アルヴィス ダンカン2ドアクーペ(1948)
落札価格: 27,000(約380万円)
ほんの数台生存するうちの1台、ダンカンボディのある 2ドアクーペ。さすがに製作されてから70年以上も経過したこの車を毎日の足にすることはできないかもしれないが、それでもどことなく実用に使えそうな雰囲気を醸し出しているのはさすがにアルヴィス。ブランドも含めて、ザクラシックカーと呼べる一台であり、購入すれば間違えなくクラシックカークラブへの無条件加入パスポートである。
この1台もタイヤにちゃんと泥がついていることなどを見ると、愛用され、それなりに乗られてきた一台であることがわかる。ミントコンディションにすることだけがレストアではなく、適度に使いながら整備などに熱意を注ぎ、愛情をもって長年接することも立派な「レストア」なのではないだろうか。
アルヴィスTB21トゥアラー(1953)
落札価格: 46,125ポンド(約655万円)
エレガントな50年代のオープントップ2シーターツアラー
前述のダンカンボディの2ドアクーペと比べると、はるかに瀟洒な1953年アルヴィスTB21。それでも過剰に贅沢な雰囲気というのではなく、実用的でありながらも軽快なおしゃれ間を醸しだしている。この写真ではわかりにくいがちゃんと幌も備わっているので、雨の日でも安心。価格も程度や希少性を考えれば、それなりに納得のいく金額といえるだろう。それにしても、アルヴィスといった(特に日本においては)ブランドさえ一定の数が売買されているところにイギリスの懐の太さが感じられる。
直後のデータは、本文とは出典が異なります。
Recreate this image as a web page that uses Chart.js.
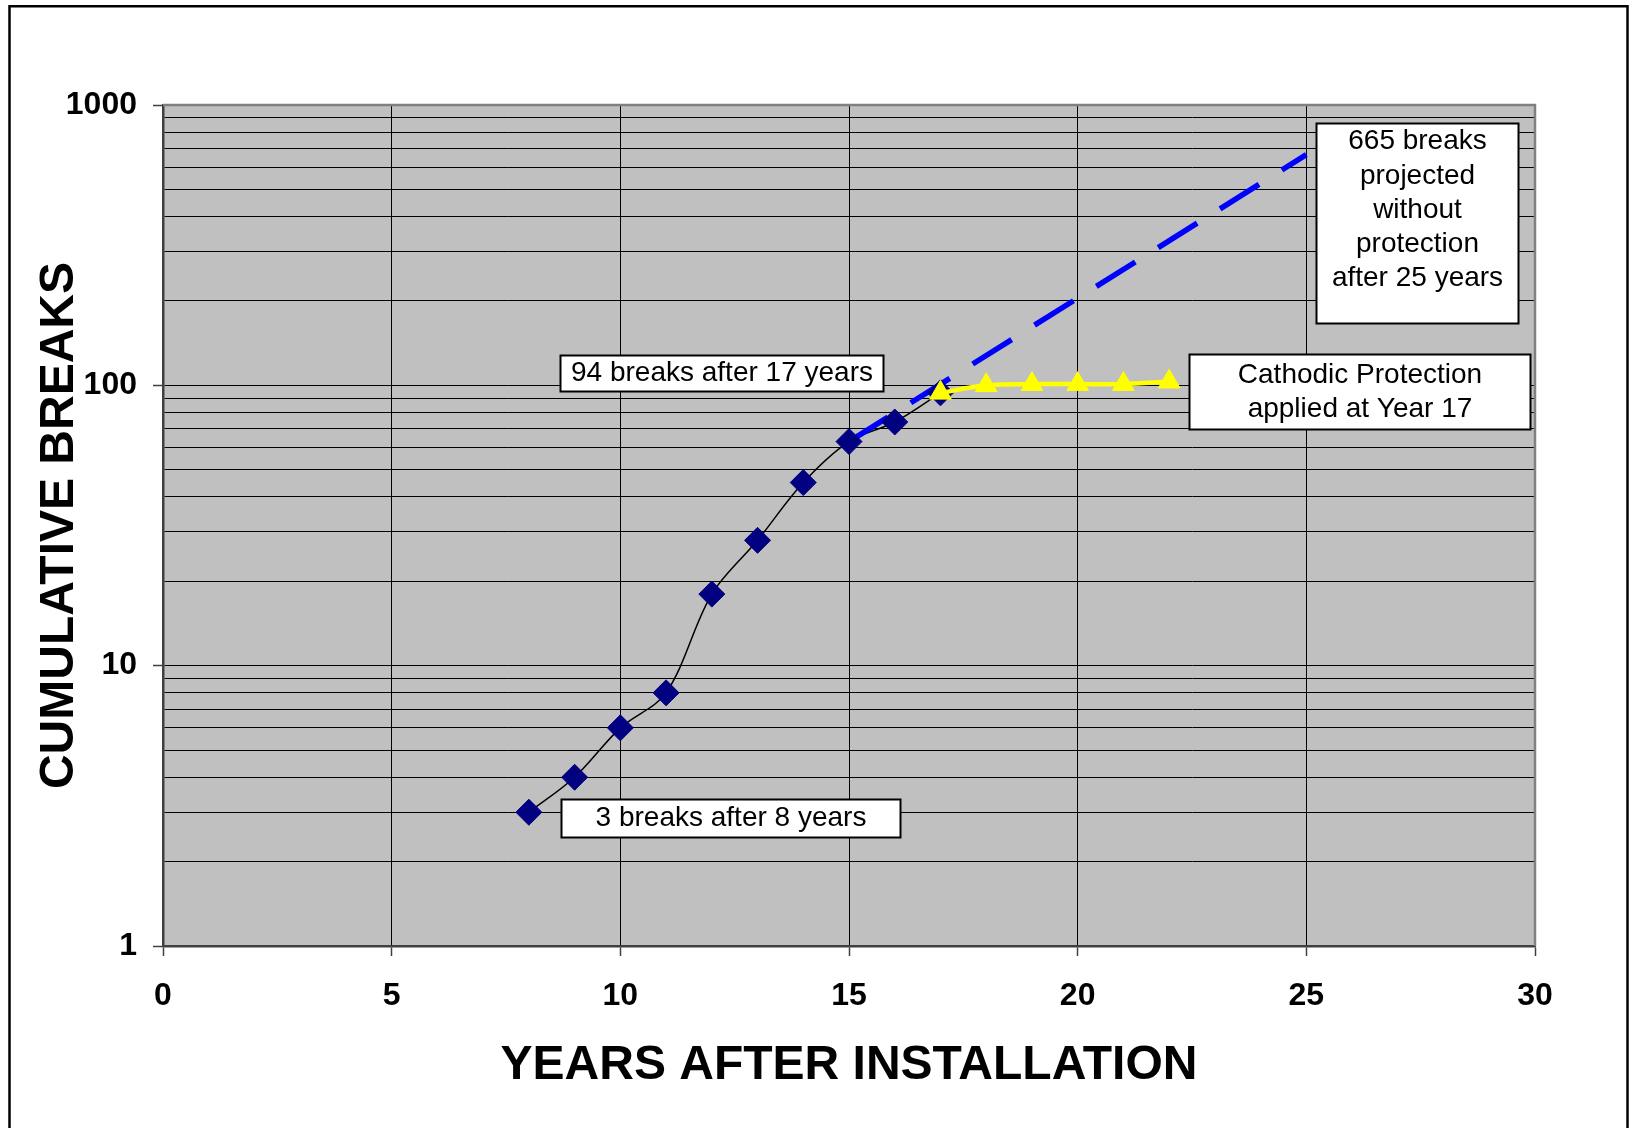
<!DOCTYPE html>
<html>
<head>
<meta charset="utf-8">
<script src="https://cdn.jsdelivr.net/npm/chart.js@4.4.1/dist/chart.umd.min.js"></script>
<style>
  html, body { margin: 0; padding: 0; background: #ffffff; }
  canvas { display: block; }
</style>
</head>
<body>
<canvas id="breaksChart" width="1630" height="1128"></canvas>
<script>
// Recorded cumulative main breaks by year since installation
const recordedYears  = [8, 9, 10, 11, 12, 13, 14, 15, 16, 17];
const recordedBreaks = [3, 4, 6, 8, 18, 28, 45, 63, 74, 94];

// Cumulative breaks once cathodic protection was applied
const protectedYears  = [17, 18, 19, 20, 21, 22];
const protectedBreaks = [94, 100, 101, 101, 101, 103];

// Trend projected without protection
const projectionYears  = [15, 25];
const projectionBreaks = [63, 665];

// Axis ticks
const xTickValues  = [0, 5, 10, 15, 20, 25, 30];
const yLabelValues = [1, 10, 100, 1000];

// Call-out texts
const noteTexts = [
  ['94 breaks after 17 years'],
  ['3 breaks after 8 years'],
  ['Cathodic Protection', 'applied at Year 17'],
  ['665 breaks', 'projected', 'without', 'protection', 'after 25 years']
];

// Where each call-out sits (centre in data units, size in px)
const noteLayout = [
  { at: [12.22, 110.7], w: 323, h: 36 },
  { at: [12.40, 2.862], w: 339, h: 38 },
  { at: [26.17, 95.07], w: 341, h: 75 },
  { at: [27.43, 379.5], w: 202, h: 200, firstLine: 18 }
];

const FONT = "'Liberation Sans', Arial, Helvetica, sans-serif";
Chart.defaults.font.family = FONT;
Chart.defaults.color = '#000000';

const toPoints = (xs, ys) => xs.map((x, i) => ({ x: x, y: ys[i] }));

// Log grid: every integer multiple inside each decade
const yGridValues = [];
for (let d = 0; d < yLabelValues.length - 1; d++) {
  for (let m = 1; m < 10; m++) yGridValues.push(m * yLabelValues[d]);
}
yGridValues.push(yLabelValues[yLabelValues.length - 1]);

const framePlugin = {
  id: 'frame',
  beforeDraw(chart) {
    const { ctx, chartArea: a, width, height } = chart;
    ctx.save();
    ctx.fillStyle = '#ffffff';
    ctx.fillRect(0, 0, width, height);
    ctx.fillStyle = '#c0c0c0';
    ctx.fillRect(a.left, a.top, a.right - a.left, a.bottom - a.top);
    ctx.strokeStyle = '#000000';
    ctx.lineWidth = 2.5;
    ctx.strokeRect(9.5, 6.25, 1618, 1140);
    ctx.restore();
  },
  beforeDatasetsDraw(chart) {
    const { ctx, chartArea: a } = chart;
    ctx.save();
    ctx.strokeStyle = '#808080';
    ctx.lineWidth = 2.5;
    ctx.beginPath();
    ctx.moveTo(a.left, a.top);
    ctx.lineTo(a.right, a.top);
    ctx.lineTo(a.right, a.bottom);
    ctx.stroke();
    ctx.restore();
  }
};

const notesPlugin = {
  id: 'notes',
  afterDatasetsDraw(chart) {
    const { ctx, scales } = chart;
    const lineGap = 34.3;
    ctx.save();
    ctx.font = '28px ' + FONT;
    ctx.textAlign = 'center';
    ctx.textBaseline = 'middle';
    noteTexts.forEach((lines, i) => {
      const L = noteLayout[i];
      const cx = scales.x.getPixelForValue(L.at[0]);
      const cy = scales.y.getPixelForValue(L.at[1]);
      const left = Math.round(cx - L.w / 2) + 0.5;
      const top = Math.round(cy - L.h / 2) + 0.5;
      ctx.fillStyle = '#ffffff';
      ctx.fillRect(left, top, L.w, L.h);
      ctx.strokeStyle = '#000000';
      ctx.lineWidth = 2;
      ctx.strokeRect(left, top, L.w, L.h);
      ctx.fillStyle = '#000000';
      lines.forEach((t, k) => {
        const y = L.firstLine !== undefined
          ? top + L.firstLine + k * lineGap
          : top + L.h / 2 + (k - (lines.length - 1) / 2) * lineGap;
        ctx.fillText(t, left + L.w / 2, y);
      });
    });
    ctx.restore();
  }
};

new Chart(document.getElementById('breaksChart'), {
  type: 'line',
  data: {
    datasets: [
      {
        label: 'With cathodic protection',
        data: toPoints(protectedYears, protectedBreaks),
        borderColor: '#ffff00',
        backgroundColor: '#ffff00',
        borderWidth: 4.5,
        pointStyle: 'triangle',
        pointRadius: 12.5,
        pointBorderWidth: 1,
        pointBorderColor: '#ffff00',
        pointBackgroundColor: '#ffff00',
        tension: 0.33,
        order: 0
      },
      {
        label: 'Recorded breaks',
        data: toPoints(recordedYears, recordedBreaks),
        showLine: false,
        pointStyle: 'rectRot',
        pointRadius: 13,
        pointBorderWidth: 1,
        pointBorderColor: '#000080',
        pointBackgroundColor: '#000080',
        order: 1
      },
      {
        label: 'Projected without protection',
        data: toPoints(projectionYears, projectionBreaks),
        borderColor: '#0000ff',
        borderWidth: 5.5,
        borderDash: [46, 27],
        borderCapStyle: 'butt',
        pointRadius: 0,
        order: 2
      },
      {
        label: 'Recorded trend',
        data: toPoints(recordedYears, recordedBreaks),
        borderColor: '#000000',
        borderWidth: 1.5,
        pointRadius: 0,
        tension: 0.33,
        order: 3
      }
    ]
  },
  options: {
    responsive: false,
    devicePixelRatio: 1,
    animation: false,
    events: [],
    layout: { padding: { top: 105, right: 95, bottom: 0, left: 0 } },
    plugins: { legend: { display: false }, tooltip: { enabled: false } },
    scales: {
      x: {
        type: 'linear',
        min: 0,
        max: 30,
        afterBuildTicks: (s) => { s.ticks = xTickValues.map(v => ({ value: v })); },
        afterFit: (s) => { s.height = 182; },
        ticks: {
          autoSkip: false,
          maxRotation: 0,
          padding: 21,
          color: '#000000',
          font: { size: 32, weight: 'bold' }
        },
        grid: {
          color: (c) => (c.tick && c.tick.value === 30 ? '#808080' : '#000000'),
          lineWidth: 1,
          drawTicks: true,
          tickLength: 10,
          tickColor: '#404040',
          tickWidth: 1.5
        },
        border: { display: true, color: '#404040', width: 2.5 },
        title: {
          display: true,
          text: 'YEARS AFTER INSTALLATION',
          color: '#000000',
          font: { size: 48, weight: 'bold' },
          padding: { top: 0, bottom: 33 }
        }
      },
      y: {
        type: 'logarithmic',
        min: 1,
        max: 1000,
        afterBuildTicks: (s) => { s.ticks = yGridValues.map(v => ({ value: v })); },
        afterFit: (s) => { s.width = 163; },
        ticks: {
          autoSkip: false,
          padding: 16,
          color: '#000000',
          font: { size: 32, weight: 'bold' },
          callback: (v) => (yLabelValues.includes(v) ? String(v) : '')
        },
        grid: {
          color: (c) => (c.tick && c.tick.value === 1000 ? '#808080' : '#000000'),
          lineWidth: 1,
          drawTicks: true,
          tickLength: 10,
          tickColor: (c) => (c.tick && yLabelValues.includes(c.tick.value) ? '#404040' : 'rgba(0,0,0,0)'),
          tickWidth: 1.5
        },
        border: { display: true, color: '#404040', width: 2.5 },
        title: {
          display: true,
          text: 'CUMULATIVE BREAKS',
          color: '#000000',
          font: { size: 48, weight: 'bold' },
          padding: { top: 31, bottom: 0 }
        }
      }
    }
  },
  plugins: [framePlugin, notesPlugin]
});
</script>
</body>
</html>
蛇足ながら、アルヴィスに関しては数年前に復刻モデル(昔の設計図をそのまま使い、生産工法や材料なども変えずに生産する)の計画が発表され、日本でも代理店が販売することとなった。驚くべきはその価格で、このオークションに登場している車輛の5倍~6倍ほどの価格であった。内容やその手間(人件費)を考えればいたしかたないことではあるが、このオークションにおけるアルヴィスの価格や、その扱われ方など見てしまうと、いったいどちらが正しいのだろうか、と考えてしまう。
ディムラー ダートSP250シリーズA(1959)
落札価格: 24,750ポンド(約350万円)
初期のコベントリー製V8スポーツカー。素晴らしくよさそうな程度や希少性にも関わらず、比較的安価なのはひとえに、この「カッコウ」だからであることは一目瞭然。この時代のイギリス車の中には、このディムラー ダートSP250のように、いったいどこがそうしてこういう格好になってしまったのだろう、という不思議でしょうがないデザインの自動車が多数あった(例えば、「ハリーポッター」で有名になったフォード アングリアなどもその顕著な例であろう)。だが世の中には、こういう「なぞの深海魚」とか「不気味な爬虫類」を心から愛する者が特定数必ず存在していることも事実で、本国イギリスにはディムラー ダートだけのワンメイククラブ(愛好家集団)が存在するという。ディムラー ダートの定期食事会会場にずらりと並ぶディムラー ダート。ちょっとそれは不思議で近寄りがたい光景かもしれない(余計なお世話で、ほっといてほしいと、言われそうだが)。
そんな偏愛同窓会に加入するための印籠と考えれば、300万円台の価格は割安、かも。